▶ [Exercise details]:
Extract the run of lines that starts at the top of the records below and ends at the line with "from matplotlib.ticker import", keeping both ends and excluding pictures.

▶ [Information shown]:
====================
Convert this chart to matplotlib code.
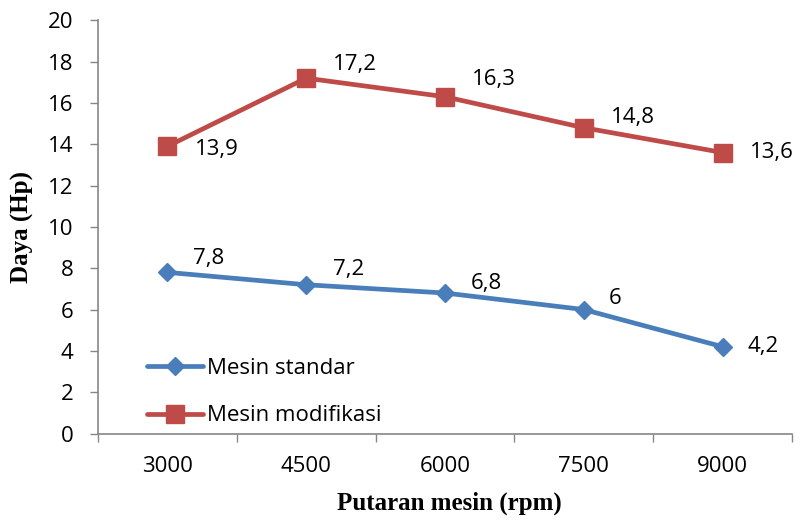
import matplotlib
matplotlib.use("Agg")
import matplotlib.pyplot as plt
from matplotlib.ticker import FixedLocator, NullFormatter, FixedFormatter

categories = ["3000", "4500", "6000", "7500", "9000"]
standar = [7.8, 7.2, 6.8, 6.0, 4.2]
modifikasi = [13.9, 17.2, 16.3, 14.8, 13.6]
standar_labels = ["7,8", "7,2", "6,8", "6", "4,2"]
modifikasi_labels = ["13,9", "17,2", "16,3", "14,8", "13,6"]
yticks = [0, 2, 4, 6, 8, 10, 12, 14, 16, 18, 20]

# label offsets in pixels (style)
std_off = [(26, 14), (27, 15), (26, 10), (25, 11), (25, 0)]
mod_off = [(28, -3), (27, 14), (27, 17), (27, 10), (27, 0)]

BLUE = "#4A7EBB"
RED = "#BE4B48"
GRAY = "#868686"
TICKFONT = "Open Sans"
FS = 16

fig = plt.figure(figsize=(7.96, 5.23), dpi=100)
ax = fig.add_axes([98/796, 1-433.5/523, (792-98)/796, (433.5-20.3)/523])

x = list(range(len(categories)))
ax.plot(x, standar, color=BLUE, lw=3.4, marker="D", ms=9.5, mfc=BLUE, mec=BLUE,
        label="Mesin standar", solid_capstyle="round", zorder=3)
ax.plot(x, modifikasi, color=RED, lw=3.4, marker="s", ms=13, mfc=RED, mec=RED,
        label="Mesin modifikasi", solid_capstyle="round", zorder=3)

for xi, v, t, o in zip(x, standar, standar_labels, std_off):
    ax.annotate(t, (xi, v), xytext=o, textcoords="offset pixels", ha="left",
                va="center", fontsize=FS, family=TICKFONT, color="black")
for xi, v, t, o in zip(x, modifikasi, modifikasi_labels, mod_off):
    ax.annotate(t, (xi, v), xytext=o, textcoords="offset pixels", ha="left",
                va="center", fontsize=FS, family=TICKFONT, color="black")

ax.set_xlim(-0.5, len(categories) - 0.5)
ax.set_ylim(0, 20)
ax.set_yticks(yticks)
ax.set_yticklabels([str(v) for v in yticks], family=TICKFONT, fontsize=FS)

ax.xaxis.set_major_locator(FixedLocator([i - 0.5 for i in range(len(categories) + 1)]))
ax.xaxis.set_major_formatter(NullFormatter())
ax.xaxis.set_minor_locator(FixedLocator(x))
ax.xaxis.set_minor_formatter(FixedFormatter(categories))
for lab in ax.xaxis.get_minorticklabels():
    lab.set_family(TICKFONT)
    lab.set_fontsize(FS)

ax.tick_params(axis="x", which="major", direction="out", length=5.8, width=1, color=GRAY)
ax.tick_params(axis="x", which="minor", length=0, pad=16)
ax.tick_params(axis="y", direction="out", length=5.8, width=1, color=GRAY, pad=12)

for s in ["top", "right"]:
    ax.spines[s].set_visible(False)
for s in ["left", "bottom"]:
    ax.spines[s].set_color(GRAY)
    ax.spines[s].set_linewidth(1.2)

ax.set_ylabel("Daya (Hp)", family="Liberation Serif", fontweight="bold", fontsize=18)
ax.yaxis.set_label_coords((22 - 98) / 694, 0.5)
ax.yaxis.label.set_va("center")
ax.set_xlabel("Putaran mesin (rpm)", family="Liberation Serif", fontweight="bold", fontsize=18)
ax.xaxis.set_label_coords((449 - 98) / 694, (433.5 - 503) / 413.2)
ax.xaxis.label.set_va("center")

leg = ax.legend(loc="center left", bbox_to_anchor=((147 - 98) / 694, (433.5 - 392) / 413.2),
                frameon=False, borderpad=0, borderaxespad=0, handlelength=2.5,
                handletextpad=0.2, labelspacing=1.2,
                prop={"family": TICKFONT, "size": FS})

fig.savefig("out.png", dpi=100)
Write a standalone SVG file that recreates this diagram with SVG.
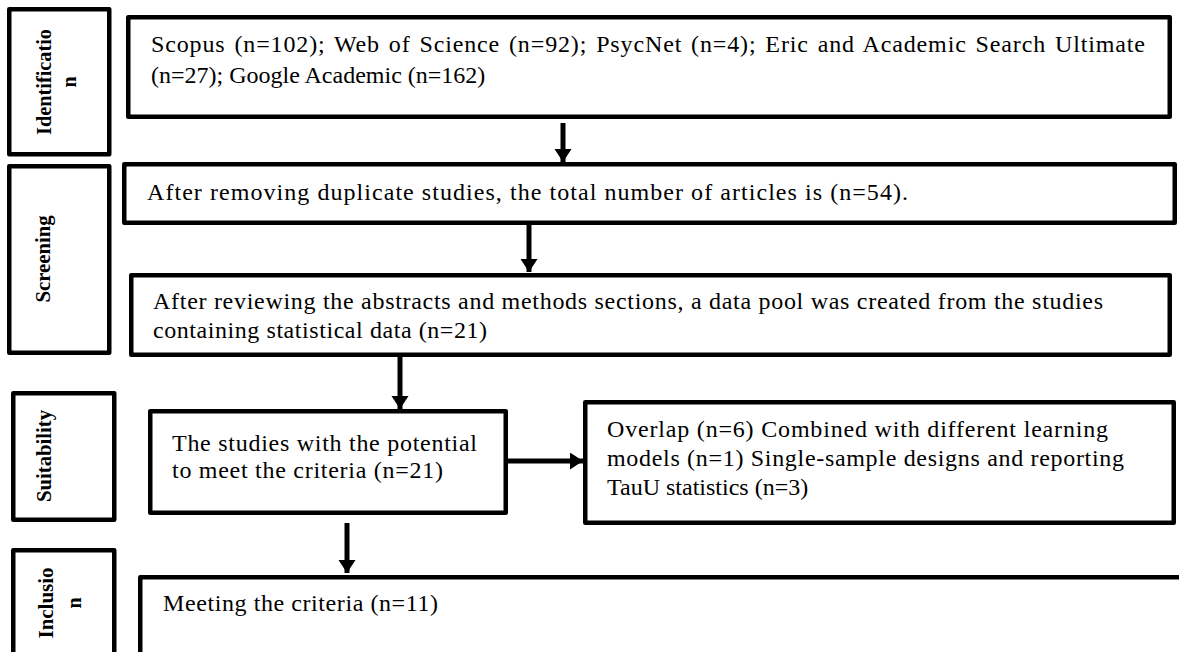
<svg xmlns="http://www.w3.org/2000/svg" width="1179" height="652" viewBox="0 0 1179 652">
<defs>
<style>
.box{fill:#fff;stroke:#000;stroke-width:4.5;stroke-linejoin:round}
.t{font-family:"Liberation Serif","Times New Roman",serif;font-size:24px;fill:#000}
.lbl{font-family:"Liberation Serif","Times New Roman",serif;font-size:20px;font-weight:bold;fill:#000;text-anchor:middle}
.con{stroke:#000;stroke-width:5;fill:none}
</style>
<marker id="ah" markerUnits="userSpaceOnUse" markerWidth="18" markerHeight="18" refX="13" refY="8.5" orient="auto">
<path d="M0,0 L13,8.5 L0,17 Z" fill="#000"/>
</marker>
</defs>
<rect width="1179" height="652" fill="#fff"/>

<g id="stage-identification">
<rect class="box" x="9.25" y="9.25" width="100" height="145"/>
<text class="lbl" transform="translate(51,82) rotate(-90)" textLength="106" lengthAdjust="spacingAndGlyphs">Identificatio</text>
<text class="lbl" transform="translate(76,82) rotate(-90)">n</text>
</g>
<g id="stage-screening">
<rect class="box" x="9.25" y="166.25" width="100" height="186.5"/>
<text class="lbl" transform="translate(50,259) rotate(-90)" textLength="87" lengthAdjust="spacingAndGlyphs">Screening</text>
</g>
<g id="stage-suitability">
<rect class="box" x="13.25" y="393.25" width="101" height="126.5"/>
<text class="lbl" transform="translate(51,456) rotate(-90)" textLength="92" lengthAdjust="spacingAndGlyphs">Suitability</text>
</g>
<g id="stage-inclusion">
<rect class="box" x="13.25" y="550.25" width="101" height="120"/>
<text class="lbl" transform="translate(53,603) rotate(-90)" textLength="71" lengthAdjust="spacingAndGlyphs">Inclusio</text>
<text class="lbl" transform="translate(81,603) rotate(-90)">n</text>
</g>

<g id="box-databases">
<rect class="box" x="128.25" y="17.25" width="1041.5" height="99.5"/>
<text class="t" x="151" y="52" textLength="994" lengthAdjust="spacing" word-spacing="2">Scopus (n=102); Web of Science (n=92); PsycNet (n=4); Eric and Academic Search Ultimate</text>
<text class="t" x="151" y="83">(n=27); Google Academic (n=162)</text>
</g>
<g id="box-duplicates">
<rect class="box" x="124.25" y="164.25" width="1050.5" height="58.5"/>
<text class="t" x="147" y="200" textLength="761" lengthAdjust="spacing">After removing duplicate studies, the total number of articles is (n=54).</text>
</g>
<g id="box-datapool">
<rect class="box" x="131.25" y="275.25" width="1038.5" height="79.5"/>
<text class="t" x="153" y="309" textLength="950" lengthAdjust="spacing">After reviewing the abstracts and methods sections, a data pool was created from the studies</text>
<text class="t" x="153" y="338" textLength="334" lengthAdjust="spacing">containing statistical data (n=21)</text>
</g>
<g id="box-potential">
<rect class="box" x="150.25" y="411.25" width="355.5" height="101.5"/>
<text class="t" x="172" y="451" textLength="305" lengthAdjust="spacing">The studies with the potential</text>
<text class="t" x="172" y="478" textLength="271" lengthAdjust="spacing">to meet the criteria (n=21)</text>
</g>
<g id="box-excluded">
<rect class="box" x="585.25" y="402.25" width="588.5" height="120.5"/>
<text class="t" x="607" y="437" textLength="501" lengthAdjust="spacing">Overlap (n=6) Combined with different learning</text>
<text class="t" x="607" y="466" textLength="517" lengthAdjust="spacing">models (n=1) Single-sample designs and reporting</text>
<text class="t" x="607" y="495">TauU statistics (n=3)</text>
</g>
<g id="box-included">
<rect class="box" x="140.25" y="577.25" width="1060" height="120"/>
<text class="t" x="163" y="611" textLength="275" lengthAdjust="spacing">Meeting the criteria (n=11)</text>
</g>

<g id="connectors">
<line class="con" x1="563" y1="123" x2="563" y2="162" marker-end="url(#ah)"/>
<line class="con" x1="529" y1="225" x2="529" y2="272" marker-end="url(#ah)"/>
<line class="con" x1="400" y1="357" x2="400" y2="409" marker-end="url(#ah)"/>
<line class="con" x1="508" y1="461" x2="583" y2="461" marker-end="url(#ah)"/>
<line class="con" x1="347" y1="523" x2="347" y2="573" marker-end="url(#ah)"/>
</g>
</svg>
====================
▶ [Full response]:
Convert this chart to matplotlib code.
import matplotlib
matplotlib.use("Agg")
import matplotlib.pyplot as plt
from matplotlib.ticker import FixedLocator, NullFormatter, FixedFormatter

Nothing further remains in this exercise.